==== Data shown ====

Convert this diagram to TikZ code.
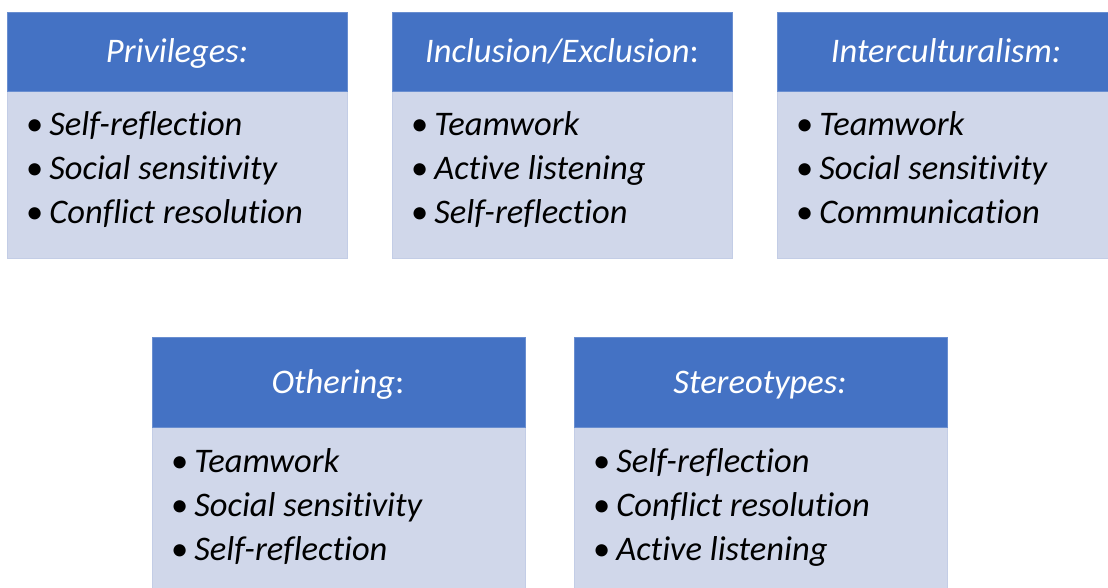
\documentclass[tikz,border=0pt]{standalone}
\usepackage{fontspec}
\setmainfont{Carlito}[Ligatures=NoCommon]
\definecolor{hdr}{HTML}{4472C4}
\definecolor{bdy}{HTML}{D0D7EA}
\definecolor{edge}{HTML}{C3CDE6}
\begin{document}
\begin{tikzpicture}[x=1pt,y=-1pt,
  hdrbox/.style={fill=hdr,draw=hdr!80!white,line width=0.8pt},
  bdybox/.style={fill=bdy,draw=edge,line width=0.8pt},
  hdrtext/.style={text=white,font=\fontsize{34.5}{40}\selectfont\itshape,anchor=base,inner sep=0pt},
  item/.style={text=black,font=\fontsize{34.5}{40}\selectfont,anchor=base west,inner sep=0pt}]
\clip (0,0) rectangle (1108,588);
\fill[white] (0,0) rectangle (1108,588);
% Box 1
\path[bdybox] (7,91) rectangle (347,258);
\path[hdrbox] (7,12) rectangle (347,91);
\node[hdrtext] (h1) at (177,63) {Privileges:};
\node[item] (a1) at (26,136) {•\hspace{6pt}\textit{Self-reflection}};
\node[item] (a2) at (26,180) {•\hspace{6pt}\textit{Social sensitivity}};
\node[item] (a3) at (26,224) {•\hspace{6pt}\textit{Conflict resolution}};
% Box 2
\path[bdybox] (392,91) rectangle (732,258);
\path[hdrbox] (392,12) rectangle (732,91);
\node[hdrtext] (h2) at (562,63) {\textit{Inclusion/Exclusion}\upshape:};
\node[item] (b1) at (411,136) {•\hspace{6pt}\textit{Teamwork}};
\node[item] (b2) at (411,180) {•\hspace{6pt}\textit{Active listening}};
\node[item] (b3) at (411,224) {•\hspace{6pt}\textit{Self-reflection}};
% Box 3
\path[bdybox] (777,91) rectangle (1117,258);
\path[hdrbox] (777,12) rectangle (1117,91);
\node[hdrtext] (h3) at (946,63) {Interculturalism:};
\node[item] (c1) at (796,136) {•\hspace{6pt}\textit{Teamwork}};
\node[item] (c2) at (796,180) {•\hspace{6pt}\textit{Social sensitivity}};
\node[item] (c3) at (796,224) {•\hspace{6pt}\textit{Communication}};
% Box 4
\path[bdybox] (152,427) rectangle (525,600);
\path[hdrbox] (152,337) rectangle (525,427);
\node[hdrtext] (h4) at (338,393) {\textit{Othering}\upshape:};
\node[item] (d1) at (171,472) {•\hspace{6pt}\textit{Teamwork}};
\node[item] (d2) at (171,516) {•\hspace{6pt}\textit{Social sensitivity}};
\node[item] (d3) at (171,560) {•\hspace{6pt}\textit{Self-reflection}};
% Box 5
\path[bdybox] (574,427) rectangle (947,600);
\path[hdrbox] (574,337) rectangle (947,427);
\node[hdrtext] (h5) at (760,393) {Stereotypes:};
\node[item] (e1) at (593,472) {•\hspace{6pt}\textit{Self-reflection}};
\node[item] (e2) at (593,516) {•\hspace{6pt}\textit{Conflict resolution}};
\node[item] (e3) at (593,560) {•\hspace{6pt}\textit{Active listening}};
\end{tikzpicture}
\end{document}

====

> What you have to do: Omit the pictures, and quote the material above exactly as given.

> Output for this task:
Convert this diagram to TikZ code.
\documentclass[tikz,border=0pt]{standalone}
\usepackage{fontspec}
\setmainfont{Carlito}[Ligatures=NoCommon]
\definecolor{hdr}{HTML}{4472C4}
\definecolor{bdy}{HTML}{D0D7EA}
\definecolor{edge}{HTML}{C3CDE6}
\begin{document}
\begin{tikzpicture}[x=1pt,y=-1pt,
  hdrbox/.style={fill=hdr,draw=hdr!80!white,line width=0.8pt},
  bdybox/.style={fill=bdy,draw=edge,line width=0.8pt},
  hdrtext/.style={text=white,font=\fontsize{34.5}{40}\selectfont\itshape,anchor=base,inner sep=0pt},
  item/.style={text=black,font=\fontsize{34.5}{40}\selectfont,anchor=base west,inner sep=0pt}]
\clip (0,0) rectangle (1108,588);
\fill[white] (0,0) rectangle (1108,588);
% Box 1
\path[bdybox] (7,91) rectangle (347,258);
\path[hdrbox] (7,12) rectangle (347,91);
\node[hdrtext] (h1) at (177,63) {Privileges:};
\node[item] (a1) at (26,136) {•\hspace{6pt}\textit{Self-reflection}};
\node[item] (a2) at (26,180) {•\hspace{6pt}\textit{Social sensitivity}};
\node[item] (a3) at (26,224) {•\hspace{6pt}\textit{Conflict resolution}};
% Box 2
\path[bdybox] (392,91) rectangle (732,258);
\path[hdrbox] (392,12) rectangle (732,91);
\node[hdrtext] (h2) at (562,63) {\textit{Inclusion/Exclusion}\upshape:};
\node[item] (b1) at (411,136) {•\hspace{6pt}\textit{Teamwork}};
\node[item] (b2) at (411,180) {•\hspace{6pt}\textit{Active listening}};
\node[item] (b3) at (411,224) {•\hspace{6pt}\textit{Self-reflection}};
% Box 3
\path[bdybox] (777,91) rectangle (1117,258);
\path[hdrbox] (777,12) rectangle (1117,91);
\node[hdrtext] (h3) at (946,63) {Interculturalism:};
\node[item] (c1) at (796,136) {•\hspace{6pt}\textit{Teamwork}};
\node[item] (c2) at (796,180) {•\hspace{6pt}\textit{Social sensitivity}};
\node[item] (c3) at (796,224) {•\hspace{6pt}\textit{Communication}};
% Box 4
\path[bdybox] (152,427) rectangle (525,600);
\path[hdrbox] (152,337) rectangle (525,427);
\node[hdrtext] (h4) at (338,393) {\textit{Othering}\upshape:};
\node[item] (d1) at (171,472) {•\hspace{6pt}\textit{Teamwork}};
\node[item] (d2) at (171,516) {•\hspace{6pt}\textit{Social sensitivity}};
\node[item] (d3) at (171,560) {•\hspace{6pt}\textit{Self-reflection}};
% Box 5
\path[bdybox] (574,427) rectangle (947,600);
\path[hdrbox] (574,337) rectangle (947,427);
\node[hdrtext] (h5) at (760,393) {Stereotypes:};
\node[item] (e1) at (593,472) {•\hspace{6pt}\textit{Self-reflection}};
\node[item] (e2) at (593,516) {•\hspace{6pt}\textit{Conflict resolution}};
\node[item] (e3) at (593,560) {•\hspace{6pt}\textit{Active listening}};
\end{tikzpicture}
\end{document}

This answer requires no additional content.